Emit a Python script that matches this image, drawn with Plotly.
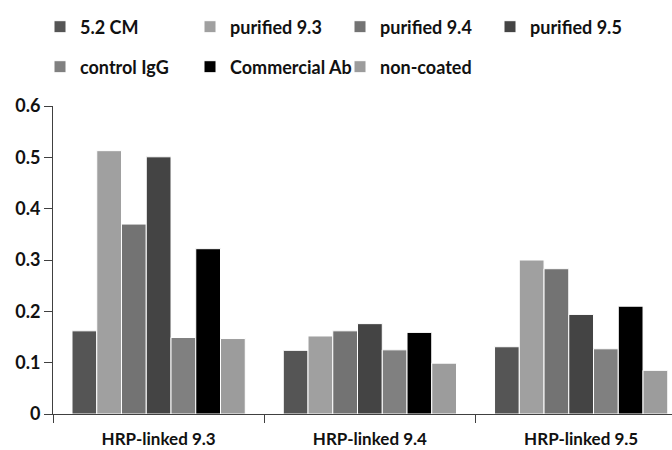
import plotly.graph_objects as go

categories = ["HRP-linked 9.3", "HRP-linked 9.4", "HRP-linked 9.5"]
series_names = ["5.2 CM", "purified 9.3", "purified 9.4", "purified 9.5",
                "control IgG", "Commercial Ab", "non-coated"]
cm52 = [0.162, 0.124, 0.131]
pur93 = [0.513, 0.152, 0.300]
pur94 = [0.370, 0.162, 0.283]
pur95 = [0.501, 0.176, 0.194]
ctrl_igg = [0.149, 0.125, 0.127]
commercial = [0.322, 0.159, 0.210]
noncoated = [0.147, 0.099, 0.085]
series_values = [cm52, pur93, pur94, pur95, ctrl_igg, commercial, noncoated]
colors = ["#555555", "#a0a0a0", "#737373", "#444444", "#808080", "#000000", "#9c9c9c"]
y_ticks = [0, 0.1, 0.2, 0.3, 0.4, 0.5, 0.6]
y_ticklabels = ["0", "0.1", "0.2", "0.3", "0.4", "0.5", "0.6"]

FONT = "Lato, 'Open Sans', sans-serif"

fig = go.Figure()
for i, (name, vals, col) in enumerate(zip(series_names, series_values, colors)):
    fig.add_trace(go.Bar(
        x=categories, y=vals, name=name,
        marker=dict(color=col, line=dict(color="white", width=1)),
        legend="legend" if i < 4 else "legend2",
    ))

legend_common = dict(
    orientation="h", xref="container", yref="container",
    xanchor="left", yanchor="middle",
    font=dict(family=FONT, size=18, color="#111111", weight="bold"),
    entrywidth=105, entrywidthmode="pixels",
    itemwidth=30, bgcolor="rgba(0,0,0,0)", borderwidth=0,
    traceorder="normal",
)

fig.update_layout(
    width=672, height=450,
    paper_bgcolor="white", plot_bgcolor="white",
    margin=dict(l=53, r=0, t=106, b=36, autoexpand=False),
    barmode="group", bargap=0.18, bargroupgap=0,
    font=dict(family=FONT, size=15, color="#111111", weight="bold"),
    legend=dict(x=40/672, y=1 - 27/450, **legend_common),
    legend2=dict(x=40/672, y=1 - 67/450, **legend_common),
    xaxis=dict(
        range=[-0.5, 2.43], showline=True, linecolor="#404040", linewidth=1,
        ticks="outside", tickson="boundaries", ticklen=8, tickcolor="#404040",
        showgrid=False, zeroline=False, ticklabelstandoff=10,
        tickfont=dict(family=FONT, size=17, color="#111111", weight="bold"),
    ),
    yaxis=dict(
        range=[0, 0.6], tickvals=y_ticks, ticktext=y_ticklabels,
        showline=True, linecolor="#404040", linewidth=1,
        ticks="outside", ticklen=8, tickcolor="#404040",
        showgrid=False, zeroline=False,
        tickfont=dict(family=FONT, size=18, color="#111111", weight="bold"),
    ),
)

fig.write_html("out.html", config={"displayModeBar": False},
               post_script="document.body.style.margin='0';")
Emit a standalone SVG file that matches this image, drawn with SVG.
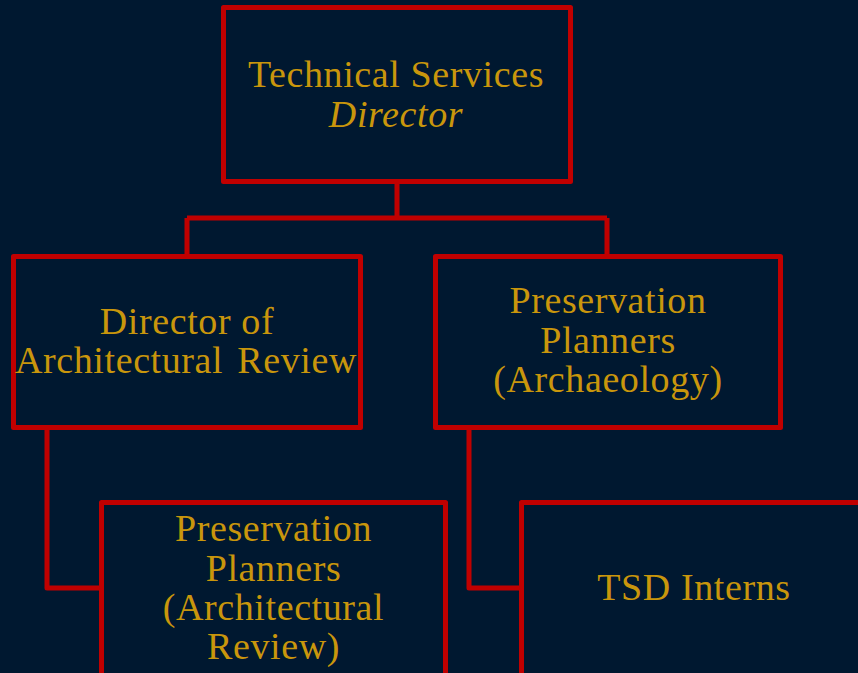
<svg xmlns="http://www.w3.org/2000/svg" width="858" height="673" viewBox="0 0 858 673">
<style>
.box{fill:#001830;stroke:#c00000;stroke-width:5;stroke-linejoin:round}
.con{fill:none;stroke:#c00000;stroke-width:5;stroke-linejoin:round}
text{font-family:"Liberation Serif","Times New Roman",serif;font-size:38px;letter-spacing:0.6px;fill:#c9960c;text-anchor:middle}
.it{font-style:italic}
</style>
<rect width="858" height="673" fill="#001830"/>
<g id="connectors">
<path class="con" d="M397 184 V218 M187 218 H607 M187 218 V254 M607 218 V254"/>
<path class="con" d="M47 430 V588 H101"/>
<path class="con" d="M469 430 V588 H521"/>
</g>
<g id="n-director">
<rect class="box" x="223.5" y="7.5" width="347" height="174"/>
<text x="396" y="87">Technical Services</text>
<text class="it" x="396" y="127">Director</text>
</g>
<g id="n-arch-review">
<rect class="box" x="13.5" y="256.5" width="347" height="171"/>
<text x="187" y="334">Director of</text>
<text x="186" y="373" word-spacing="4">Architectural Review</text>
</g>
<g id="n-archaeology">
<rect class="box" x="435.5" y="256.5" width="345" height="171"/>
<text x="608" y="313">Preservation</text>
<text x="608" y="353">Planners</text>
<text x="608" y="392">(Archaeology)</text>
</g>
<g id="n-pp-arch">
<rect class="box" x="101.5" y="502.5" width="344" height="200"/>
<text x="273.5" y="541">Preservation</text>
<text x="273.5" y="581">Planners</text>
<text x="273.5" y="620">(Architectural</text>
<text x="273.5" y="659">Review)</text>
</g>
<g id="n-interns">
<rect class="box" x="521.5" y="502.5" width="345" height="200"/>
<text x="694" y="600">TSD Interns</text>
</g>
</svg>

- [Do this]
Reproduce each record from above exactly; pictures do not belong in the copy.

- [Response]
Emit a Python script that matches this image, drawn with Plotly.
import plotly.graph_objects as go

categories = ["HRP-linked 9.3", "HRP-linked 9.4", "HRP-linked 9.5"]
series_names = ["5.2 CM", "purified 9.3", "purified 9.4", "purified 9.5",
                "control IgG", "Commercial Ab", "non-coated"]
cm52 = [0.162, 0.124, 0.131]
pur93 = [0.513, 0.152, 0.300]
pur94 = [0.370, 0.162, 0.283]
pur95 = [0.501, 0.176, 0.194]
ctrl_igg = [0.149, 0.125, 0.127]
commercial = [0.322, 0.159, 0.210]
noncoated = [0.147, 0.099, 0.085]
series_values = [cm52, pur93, pur94, pur95, ctrl_igg, commercial, noncoated]
colors = ["#555555", "#a0a0a0", "#737373", "#444444", "#808080", "#000000", "#9c9c9c"]
y_ticks = [0, 0.1, 0.2, 0.3, 0.4, 0.5, 0.6]
y_ticklabels = ["0", "0.1", "0.2", "0.3", "0.4", "0.5", "0.6"]

FONT = "Lato, 'Open Sans', sans-serif"

fig = go.Figure()
for i, (name, vals, col) in enumerate(zip(series_names, series_values, colors)):
    fig.add_trace(go.Bar(
        x=categories, y=vals, name=name,
        marker=dict(color=col, line=dict(color="white", width=1)),
        legend="legend" if i < 4 else "legend2",
    ))

legend_common = dict(
    orientation="h", xref="container", yref="container",
    xanchor="left", yanchor="middle",
    font=dict(family=FONT, size=18, color="#111111", weight="bold"),
    entrywidth=105, entrywidthmode="pixels",
    itemwidth=30, bgcolor="rgba(0,0,0,0)", borderwidth=0,
    traceorder="normal",
)

fig.update_layout(
    width=672, height=450,
    paper_bgcolor="white", plot_bgcolor="white",
    margin=dict(l=53, r=0, t=106, b=36, autoexpand=False),
    barmode="group", bargap=0.18, bargroupgap=0,
    font=dict(family=FONT, size=15, color="#111111", weight="bold"),
    legend=dict(x=40/672, y=1 - 27/450, **legend_common),
    legend2=dict(x=40/672, y=1 - 67/450, **legend_common),
    xaxis=dict(
        range=[-0.5, 2.43], showline=True, linecolor="#404040", linewidth=1,
        ticks="outside", tickson="boundaries", ticklen=8, tickcolor="#404040",
        showgrid=False, zeroline=False, ticklabelstandoff=10,
        tickfont=dict(family=FONT, size=17, color="#111111", weight="bold"),
    ),
    yaxis=dict(
        range=[0, 0.6], tickvals=y_ticks, ticktext=y_ticklabels,
        showline=True, linecolor="#404040", linewidth=1,
        ticks="outside", ticklen=8, tickcolor="#404040",
        showgrid=False, zeroline=False,
        tickfont=dict(family=FONT, size=18, color="#111111", weight="bold"),
    ),
)

fig.write_html("out.html", config={"displayModeBar": False},
               post_script="document.body.style.margin='0';")
Emit a standalone SVG file that matches this image, drawn with SVG.
<svg xmlns="http://www.w3.org/2000/svg" width="858" height="673" viewBox="0 0 858 673">
<style>
.box{fill:#001830;stroke:#c00000;stroke-width:5;stroke-linejoin:round}
.con{fill:none;stroke:#c00000;stroke-width:5;stroke-linejoin:round}
text{font-family:"Liberation Serif","Times New Roman",serif;font-size:38px;letter-spacing:0.6px;fill:#c9960c;text-anchor:middle}
.it{font-style:italic}
</style>
<rect width="858" height="673" fill="#001830"/>
<g id="connectors">
<path class="con" d="M397 184 V218 M187 218 H607 M187 218 V254 M607 218 V254"/>
<path class="con" d="M47 430 V588 H101"/>
<path class="con" d="M469 430 V588 H521"/>
</g>
<g id="n-director">
<rect class="box" x="223.5" y="7.5" width="347" height="174"/>
<text x="396" y="87">Technical Services</text>
<text class="it" x="396" y="127">Director</text>
</g>
<g id="n-arch-review">
<rect class="box" x="13.5" y="256.5" width="347" height="171"/>
<text x="187" y="334">Director of</text>
<text x="186" y="373" word-spacing="4">Architectural Review</text>
</g>
<g id="n-archaeology">
<rect class="box" x="435.5" y="256.5" width="345" height="171"/>
<text x="608" y="313">Preservation</text>
<text x="608" y="353">Planners</text>
<text x="608" y="392">(Archaeology)</text>
</g>
<g id="n-pp-arch">
<rect class="box" x="101.5" y="502.5" width="344" height="200"/>
<text x="273.5" y="541">Preservation</text>
<text x="273.5" y="581">Planners</text>
<text x="273.5" y="620">(Architectural</text>
<text x="273.5" y="659">Review)</text>
</g>
<g id="n-interns">
<rect class="box" x="521.5" y="502.5" width="345" height="200"/>
<text x="694" y="600">TSD Interns</text>
</g>
</svg>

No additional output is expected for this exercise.